§ WHAT TO PRODUCE
Wherever the string "this" occurs in a line of these records, report that line.

§ SUPPLIED RECORDS
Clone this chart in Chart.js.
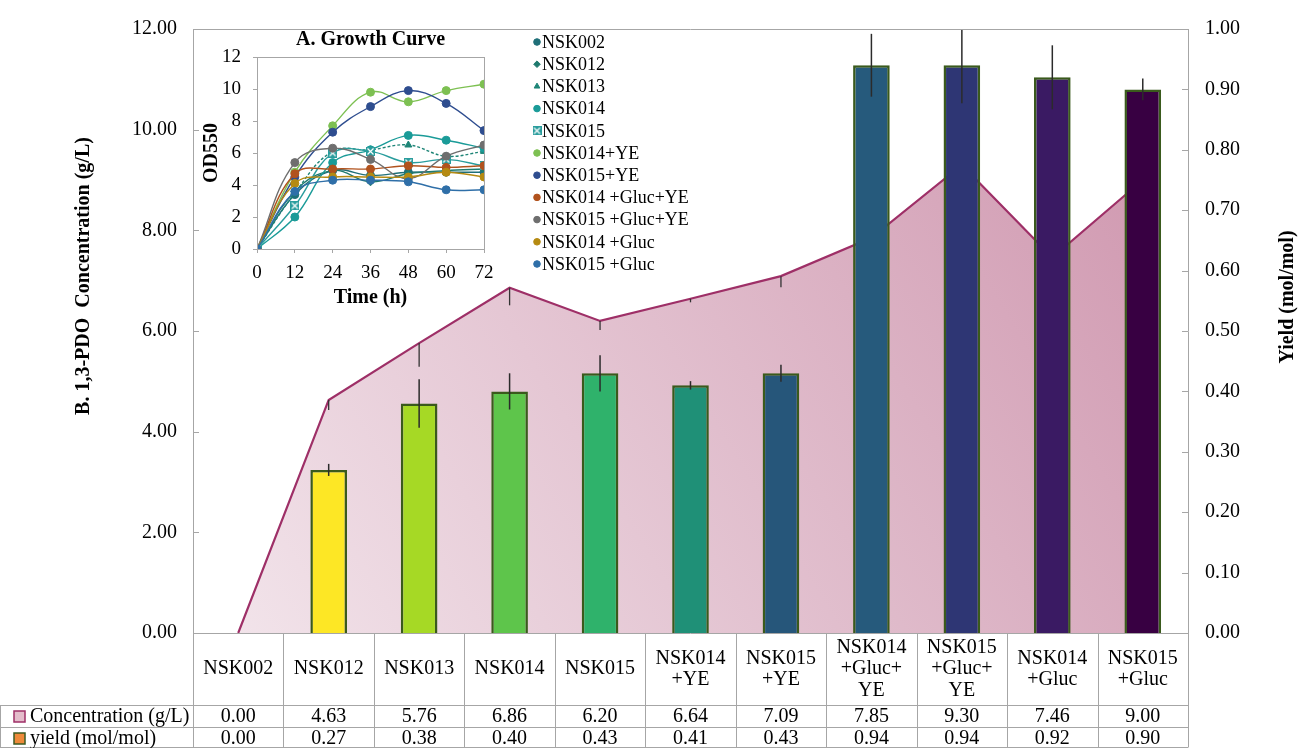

---

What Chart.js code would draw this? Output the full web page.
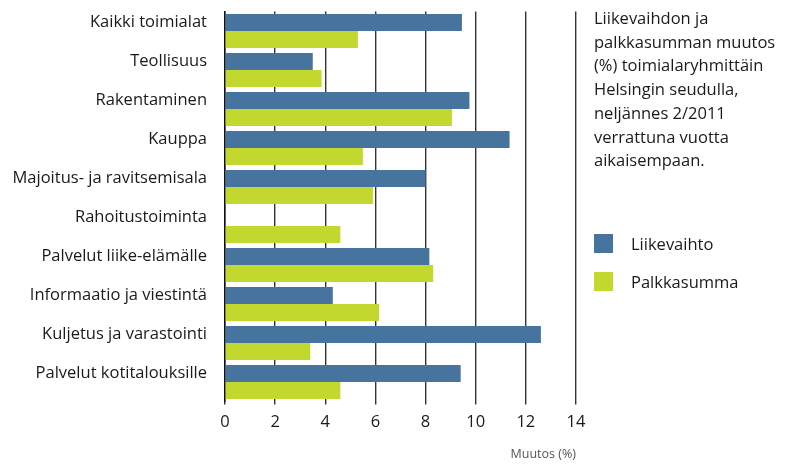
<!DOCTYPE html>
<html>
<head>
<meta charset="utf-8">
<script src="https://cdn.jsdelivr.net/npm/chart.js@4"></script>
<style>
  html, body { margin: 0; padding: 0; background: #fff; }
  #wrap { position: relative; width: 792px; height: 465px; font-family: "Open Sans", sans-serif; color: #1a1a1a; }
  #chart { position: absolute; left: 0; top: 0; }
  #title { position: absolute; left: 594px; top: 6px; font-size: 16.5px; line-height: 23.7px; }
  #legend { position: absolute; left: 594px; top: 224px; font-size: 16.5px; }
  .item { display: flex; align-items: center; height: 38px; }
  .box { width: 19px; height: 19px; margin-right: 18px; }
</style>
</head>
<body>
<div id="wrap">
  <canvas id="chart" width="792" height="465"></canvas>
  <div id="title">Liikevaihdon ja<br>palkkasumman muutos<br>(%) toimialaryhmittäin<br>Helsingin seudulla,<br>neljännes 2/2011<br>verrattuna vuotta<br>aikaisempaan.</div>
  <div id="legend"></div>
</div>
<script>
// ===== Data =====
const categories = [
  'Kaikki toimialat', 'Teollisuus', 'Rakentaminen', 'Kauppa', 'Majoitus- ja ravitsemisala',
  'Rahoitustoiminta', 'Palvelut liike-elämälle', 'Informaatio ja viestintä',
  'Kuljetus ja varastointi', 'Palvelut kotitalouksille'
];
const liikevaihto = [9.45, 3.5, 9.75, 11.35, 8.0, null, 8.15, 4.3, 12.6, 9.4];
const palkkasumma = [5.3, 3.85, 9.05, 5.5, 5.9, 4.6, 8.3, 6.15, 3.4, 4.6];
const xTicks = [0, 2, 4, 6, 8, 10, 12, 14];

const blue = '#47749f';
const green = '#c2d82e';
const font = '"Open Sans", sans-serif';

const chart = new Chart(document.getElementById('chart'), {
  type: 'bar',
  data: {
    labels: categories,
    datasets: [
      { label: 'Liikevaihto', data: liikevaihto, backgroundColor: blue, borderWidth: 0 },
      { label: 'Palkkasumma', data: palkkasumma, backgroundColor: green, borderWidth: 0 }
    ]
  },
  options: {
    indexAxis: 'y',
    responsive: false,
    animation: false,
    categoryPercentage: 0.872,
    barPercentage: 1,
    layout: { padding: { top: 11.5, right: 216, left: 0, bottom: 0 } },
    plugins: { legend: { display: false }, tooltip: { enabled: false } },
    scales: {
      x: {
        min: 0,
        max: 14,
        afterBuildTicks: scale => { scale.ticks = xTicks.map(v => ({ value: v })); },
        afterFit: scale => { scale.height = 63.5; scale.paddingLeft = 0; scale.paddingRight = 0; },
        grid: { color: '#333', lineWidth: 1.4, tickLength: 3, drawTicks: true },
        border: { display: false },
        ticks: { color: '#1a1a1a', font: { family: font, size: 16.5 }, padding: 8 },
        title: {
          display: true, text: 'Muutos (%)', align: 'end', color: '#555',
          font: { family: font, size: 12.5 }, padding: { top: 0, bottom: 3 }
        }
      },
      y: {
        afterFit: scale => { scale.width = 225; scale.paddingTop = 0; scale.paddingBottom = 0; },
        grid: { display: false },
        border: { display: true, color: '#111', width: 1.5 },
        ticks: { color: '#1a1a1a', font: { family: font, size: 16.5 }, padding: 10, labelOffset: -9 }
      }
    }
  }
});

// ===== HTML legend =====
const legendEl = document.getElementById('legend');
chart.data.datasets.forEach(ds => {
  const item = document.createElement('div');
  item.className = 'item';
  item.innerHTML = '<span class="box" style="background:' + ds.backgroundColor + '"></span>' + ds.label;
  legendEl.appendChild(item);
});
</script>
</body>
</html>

==

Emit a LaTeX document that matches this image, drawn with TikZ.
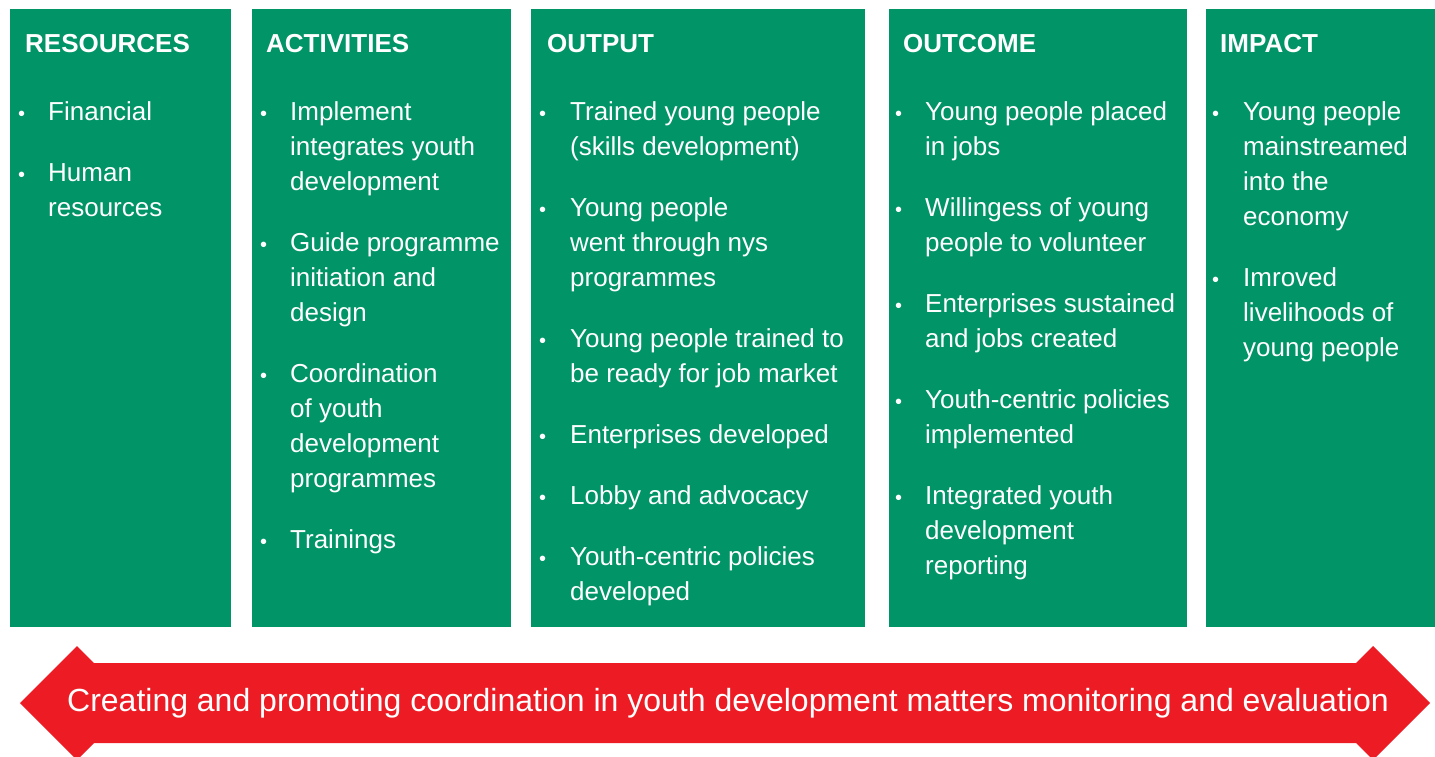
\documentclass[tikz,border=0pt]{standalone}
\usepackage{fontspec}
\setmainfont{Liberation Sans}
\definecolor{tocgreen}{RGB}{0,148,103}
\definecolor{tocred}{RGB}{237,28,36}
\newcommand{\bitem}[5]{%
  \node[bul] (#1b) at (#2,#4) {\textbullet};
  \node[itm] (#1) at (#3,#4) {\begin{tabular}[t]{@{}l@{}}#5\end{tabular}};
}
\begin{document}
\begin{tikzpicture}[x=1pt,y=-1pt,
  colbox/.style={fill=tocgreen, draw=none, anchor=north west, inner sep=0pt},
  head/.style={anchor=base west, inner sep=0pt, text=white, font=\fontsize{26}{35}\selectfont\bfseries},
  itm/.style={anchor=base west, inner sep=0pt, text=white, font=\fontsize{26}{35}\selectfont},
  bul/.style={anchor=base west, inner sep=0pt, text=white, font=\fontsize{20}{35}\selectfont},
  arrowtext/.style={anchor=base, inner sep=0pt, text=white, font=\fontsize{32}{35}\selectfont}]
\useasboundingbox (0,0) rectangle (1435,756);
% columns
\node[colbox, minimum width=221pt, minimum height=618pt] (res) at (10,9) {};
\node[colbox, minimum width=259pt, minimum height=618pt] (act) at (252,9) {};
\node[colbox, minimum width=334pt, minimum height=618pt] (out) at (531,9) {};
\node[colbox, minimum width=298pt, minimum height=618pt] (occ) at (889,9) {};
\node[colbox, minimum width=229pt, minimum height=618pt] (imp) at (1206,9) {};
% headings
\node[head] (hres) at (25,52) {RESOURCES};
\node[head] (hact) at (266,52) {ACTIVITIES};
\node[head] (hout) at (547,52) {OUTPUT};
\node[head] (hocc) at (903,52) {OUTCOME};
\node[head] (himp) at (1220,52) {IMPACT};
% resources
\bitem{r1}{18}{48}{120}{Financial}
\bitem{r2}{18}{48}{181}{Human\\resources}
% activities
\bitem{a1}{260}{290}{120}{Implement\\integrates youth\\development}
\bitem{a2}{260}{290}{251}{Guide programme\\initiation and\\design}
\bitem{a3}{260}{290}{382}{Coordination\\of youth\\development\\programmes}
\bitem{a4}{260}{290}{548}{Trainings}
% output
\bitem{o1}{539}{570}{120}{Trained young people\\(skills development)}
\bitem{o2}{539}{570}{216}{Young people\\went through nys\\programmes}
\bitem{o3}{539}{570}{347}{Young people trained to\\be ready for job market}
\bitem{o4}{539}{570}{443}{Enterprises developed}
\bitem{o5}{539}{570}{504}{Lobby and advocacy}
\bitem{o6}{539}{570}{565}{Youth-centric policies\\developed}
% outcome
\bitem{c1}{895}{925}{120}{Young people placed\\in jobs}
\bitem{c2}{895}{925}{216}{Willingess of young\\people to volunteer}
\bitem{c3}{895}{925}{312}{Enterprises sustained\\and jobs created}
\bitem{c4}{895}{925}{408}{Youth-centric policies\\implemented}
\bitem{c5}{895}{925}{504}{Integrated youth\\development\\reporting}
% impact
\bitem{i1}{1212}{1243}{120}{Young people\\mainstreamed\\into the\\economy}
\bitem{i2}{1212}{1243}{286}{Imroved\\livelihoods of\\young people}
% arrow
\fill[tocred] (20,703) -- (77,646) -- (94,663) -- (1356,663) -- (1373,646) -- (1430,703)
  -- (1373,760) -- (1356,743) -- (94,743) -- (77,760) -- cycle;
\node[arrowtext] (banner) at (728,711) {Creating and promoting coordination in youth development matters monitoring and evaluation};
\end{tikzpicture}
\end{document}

§ COMPLETED EXERCISE
Clone this chart in Chart.js.
What Chart.js code would draw this? Output the full web page.
Emit a LaTeX document that matches this image, drawn with TikZ.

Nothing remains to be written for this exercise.